Work to complete
Retype the opening lines of the data exactly, stopping after the line that contains "var xL = xScale(barrierEdges[0]), xR". Skip every picture.

─── Material provided

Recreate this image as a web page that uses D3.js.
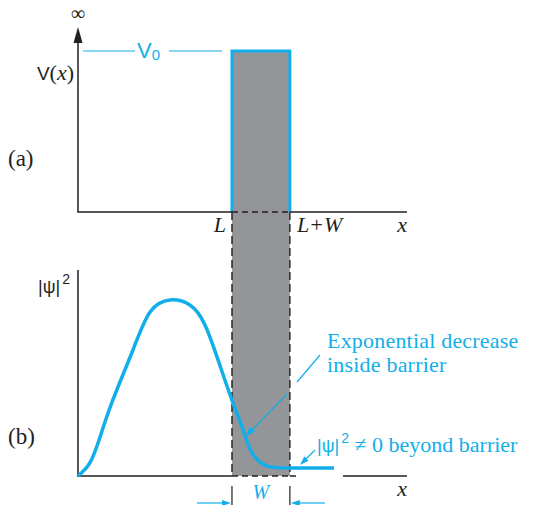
<!DOCTYPE html>
<html>
<head>
<meta charset="utf-8">
<script src="https://cdn.jsdelivr.net/npm/d3@7"></script>
<style>
  body { margin: 0; background: #fff; }
  .serif { font-family: "Liberation Serif", "Times New Roman", serif; }
  .sans { font-family: "Liberation Sans", Arial, sans-serif; }
</style>
</head>
<body>
<script>
// data, in x units of the axis (0..10) and relative heights (0..1)
var xDomain = [0, 10];
var barrierEdges = [4.68, 6.44];          // L, L+W
var V0 = 1;
var psiX = [0, 0.36, 0.67, 1.06, 1.67, 2.19, 2.80, 3.40, 3.86, 4.32, 4.71, 5.02, 5.29, 5.74, 6.44, 7.78];
var psiY = [0, 0.074, 0.222, 0.432, 0.716, 0.932, 1.00, 0.972, 0.858, 0.625, 0.415, 0.261, 0.131, 0.057, 0.045, 0.045];
var xTickLabels = ["L", "L+W", "x"];

var blue = "#12aee9", gray = "#939598", ink = "#231f20";

var svg = d3.select("body").append("svg")
    .attr("width", 537)
    .attr("height", 505);

var xScale = d3.scaleLinear().domain(xDomain).range([78, 407]);
var yTop = d3.scaleLinear().domain([0, 1]).range([212, 51]);
var yBot = d3.scaleLinear().domain([0, 1]).range([476, 300]);

var xL = xScale(barrierEdges[0]), xR = xScale(barrierEdges[1]);

//Barrier shading through both panels
svg.append("rect")
    .attr("x", xL).attr("y", yTop(V0))
    .attr("width", xR - xL)
    .attr("height", yBot(0) - yTop(V0))
    .attr("fill", gray);

//Blue outline of the barrier (left, top, right)
svg.append("path")
    .attr("d", "M" + xL + "," + yTop(0) + "V" + yTop(V0) + "H" + xR + "V" + yTop(0))
    .attr("fill", "none")
    .attr("stroke", blue)
    .attr("stroke-width", 3);

//Dashed barrier edges
svg.selectAll(".edge")
    .data(barrierEdges)
    .enter().append("line")
    .attr("class", "edge")
    .attr("x1", function(d) { return xScale(d); })
    .attr("x2", function(d) { return xScale(d); })
    .attr("y1", yTop(0))
    .attr("y2", yBot(0))
    .attr("stroke", ink)
    .attr("stroke-width", 1.4)
    .attr("stroke-dasharray", "8,4");

// ---- panel (a) ----
svg.append("line").attr("x1", 78).attr("x2", 78).attr("y1", 36).attr("y2", yTop(0))
    .attr("stroke", ink).attr("stroke-width", 1.5);
svg.append("path").attr("d", "M78,27L82.5,43L73.5,43Z").attr("fill", ink);
svg.append("line").attr("x1", 77.25).attr("x2", xL).attr("y1", yTop(0)).attr("y2", yTop(0))
    .attr("stroke", ink).attr("stroke-width", 1.5);
svg.append("line").attr("x1", xL).attr("x2", xR).attr("y1", yTop(0)).attr("y2", yTop(0))
    .attr("stroke", ink).attr("stroke-width", 1.5).attr("stroke-dasharray", "6,4");
svg.append("line").attr("x1", xR).attr("x2", xScale(10)).attr("y1", yTop(0)).attr("y2", yTop(0))
    .attr("stroke", ink).attr("stroke-width", 1.5);

svg.append("text").attr("class", "serif").attr("x", 78).attr("y", 20)
    .attr("text-anchor", "middle").attr("font-size", "20px").attr("fill", ink).text("\u221e");

//V0 level line
svg.append("line").attr("x1", 83).attr("x2", 135).attr("y1", yTop(V0)).attr("y2", yTop(V0))
    .attr("stroke", blue).attr("stroke-width", 1.2);
svg.append("line").attr("x1", 169).attr("x2", 222).attr("y1", yTop(V0)).attr("y2", yTop(V0))
    .attr("stroke", blue).attr("stroke-width", 1.2);
var v0 = svg.append("text").attr("class", "sans").attr("x", 137).attr("y", 58)
    .attr("fill", blue).attr("font-size", "22px");
v0.append("tspan").text("V");
v0.append("tspan").attr("font-size", "15px").attr("dy", 2).text("0");

var vx = svg.append("text").attr("x", 74).attr("y", 80).attr("text-anchor", "end")
    .attr("fill", ink).attr("font-size", "22px");
vx.append("tspan").attr("class", "sans").attr("font-size", "19px").text("V");
vx.append("tspan").attr("class", "serif").text("(");
vx.append("tspan").attr("class", "serif").attr("font-style", "italic").text("x");
vx.append("tspan").attr("class", "serif").text(")");

svg.append("text").attr("class", "serif").attr("x", 8).attr("y", 166)
    .attr("font-size", "23px").attr("fill", ink).text("(a)");

//x tick labels
var tickX = [xL - 6, xR + 7, xScale(10)];
var tickAnchor = ["end", "start", "end"];
svg.selectAll(".xlab")
    .data(xTickLabels)
    .enter().append("text")
    .attr("class", "serif xlab")
    .attr("x", function(d, i) { return tickX[i]; })
    .attr("y", 232)
    .attr("text-anchor", function(d, i) { return tickAnchor[i]; })
    .attr("font-size", "22px")
    .attr("font-style", "italic")
    .attr("fill", ink)
    .text(function(d) { return d; });

// ---- panel (b) ----
svg.append("line").attr("x1", 78).attr("x2", 78).attr("y1", 270).attr("y2", yBot(0))
    .attr("stroke", ink).attr("stroke-width", 1.5);
svg.append("line").attr("x1", 77.25).attr("x2", xL).attr("y1", yBot(0)).attr("y2", yBot(0))
    .attr("stroke", ink).attr("stroke-width", 1.5);
svg.append("line").attr("x1", xL).attr("x2", xR).attr("y1", yBot(0)).attr("y2", yBot(0))
    .attr("stroke", ink).attr("stroke-width", 1.5).attr("stroke-dasharray", "6,4");
svg.append("line").attr("x1", xR).attr("x2", 296).attr("y1", yBot(0)).attr("y2", yBot(0))
    .attr("stroke", ink).attr("stroke-width", 1.5);
svg.append("line").attr("x1", 343).attr("x2", xScale(10)).attr("y1", yBot(0)).attr("y2", yBot(0))
    .attr("stroke", ink).attr("stroke-width", 1.5);

svg.append("text").attr("class", "serif").attr("x", xScale(10)).attr("y", 496)
    .attr("text-anchor", "end").attr("font-size", "22px").attr("font-style", "italic")
    .attr("fill", ink).text("x");

var psiLab = svg.append("text").attr("class", "sans").attr("x", 38).attr("y", 293)
    .attr("fill", ink).attr("font-size", "18px");
psiLab.append("tspan").text("|\u03c8|");
psiLab.append("tspan").attr("font-size", "14px").attr("dy", -9).attr("dx", 2).text("2");

svg.append("text").attr("class", "serif").attr("x", 8).attr("y", 444)
    .attr("font-size", "23px").attr("fill", ink).text("(b)");

//Probability density curve
var psiData = psiX.map(function(x, i) { return {x: x, y: psiY[i]}; });
var line = d3.line()
    .x(function(d) { return xScale(d.x); })
    .y(function(d) { return yBot(d.y); })
    .curve(d3.curveNatural);
svg.append("path")
    .datum(psiData)
    .attr("d", line)
    .attr("fill", "none")
    .attr("stroke", blue)
    .attr("stroke-width", 3.5);

//Annotation arrows
function arrowHead(x1, y1, x2, y2, len, half) {
    var a = Math.atan2(y2 - y1, x2 - x1);
    var bx = x2 - len * Math.cos(a), by = y2 - len * Math.sin(a);
    var px = -Math.sin(a) * half, py = Math.cos(a) * half;
    svg.append("path")
        .attr("d", "M" + x2 + "," + y2 + "L" + (bx + px) + "," + (by + py) + "L" + (bx - px) + "," + (by - py) + "Z")
        .attr("fill", blue);
}
svg.append("line").attr("x1", 320).attr("y1", 355).attr("x2", 297).attr("y2", 382)
    .attr("stroke", blue).attr("stroke-width", 1.2);
svg.append("line").attr("x1", 287).attr("y1", 394).attr("x2", 251).attr("y2", 431)
    .attr("stroke", blue).attr("stroke-width", 1.2);
arrowHead(287, 394, 245, 437, 11, 3.5);

svg.append("line").attr("x1", 315).attr("y1", 450).attr("x2", 304).attr("y2", 461)
    .attr("stroke", blue).attr("stroke-width", 1.2);
arrowHead(315, 450, 300, 465, 9, 3);

var ann1 = svg.append("text").attr("class", "serif").attr("fill", blue)
    .attr("font-size", "22px").attr("letter-spacing", "0.2px");
ann1.append("tspan").attr("x", 327).attr("y", 348).text("Exponential decrease");
ann1.append("tspan").attr("x", 327).attr("y", 372).text("inside barrier");

var ann2 = svg.append("text").attr("x", 317).attr("y", 452).attr("fill", blue);
ann2.append("tspan").attr("class", "sans").attr("font-size", "18px").text("|\u03c8|");
ann2.append("tspan").attr("class", "sans").attr("font-size", "14px").attr("dy", -9).attr("dx", 2).text("2");
ann2.append("tspan").attr("class", "serif").attr("font-size", "22px").attr("dy", 9)
    .text(" \u2260 0 beyond barrier");

//Width marker
svg.selectAll(".wtick")
    .data(barrierEdges)
    .enter().append("line")
    .attr("class", "wtick")
    .attr("x1", function(d) { return xScale(d); })
    .attr("x2", function(d) { return xScale(d); })
    .attr("y1", 486).attr("y2", 505)
    .attr("stroke", ink).attr("stroke-width", 1.2);
svg.append("line").attr("x1", 197).attr("x2", xL - 6).attr("y1", 503).attr("y2", 503)
    .attr("stroke", blue).attr("stroke-width", 1.2);
arrowHead(197, 503, xL - 1, 503, 9, 3);
svg.append("line").attr("x1", 325).attr("x2", xR + 6).attr("y1", 503).attr("y2", 503)
    .attr("stroke", blue).attr("stroke-width", 1.2);
arrowHead(325, 503, xR + 1, 503, 9, 3);
svg.append("text").attr("class", "serif").attr("x", (xL + xR) / 2).attr("y", 499)
    .attr("text-anchor", "middle").attr("font-size", "20px").attr("font-style", "italic")
    .attr("fill", blue).text("W");
</script>
</body>
</html>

──────

Answer below
Recreate this image as a web page that uses D3.js.
<!DOCTYPE html>
<html>
<head>
<meta charset="utf-8">
<script src="https://cdn.jsdelivr.net/npm/d3@7"></script>
<style>
  body { margin: 0; background: #fff; }
  .serif { font-family: "Liberation Serif", "Times New Roman", serif; }
  .sans { font-family: "Liberation Sans", Arial, sans-serif; }
</style>
</head>
<body>
<script>
// data, in x units of the axis (0..10) and relative heights (0..1)
var xDomain = [0, 10];
var barrierEdges = [4.68, 6.44];          // L, L+W
var V0 = 1;
var psiX = [0, 0.36, 0.67, 1.06, 1.67, 2.19, 2.80, 3.40, 3.86, 4.32, 4.71, 5.02, 5.29, 5.74, 6.44, 7.78];
var psiY = [0, 0.074, 0.222, 0.432, 0.716, 0.932, 1.00, 0.972, 0.858, 0.625, 0.415, 0.261, 0.131, 0.057, 0.045, 0.045];
var xTickLabels = ["L", "L+W", "x"];

var blue = "#12aee9", gray = "#939598", ink = "#231f20";

var svg = d3.select("body").append("svg")
    .attr("width", 537)
    .attr("height", 505);

var xScale = d3.scaleLinear().domain(xDomain).range([78, 407]);
var yTop = d3.scaleLinear().domain([0, 1]).range([212, 51]);
var yBot = d3.scaleLinear().domain([0, 1]).range([476, 300]);

var xL = xScale(barrierEdges[0]), xR = xScale(barrierEdges[1]);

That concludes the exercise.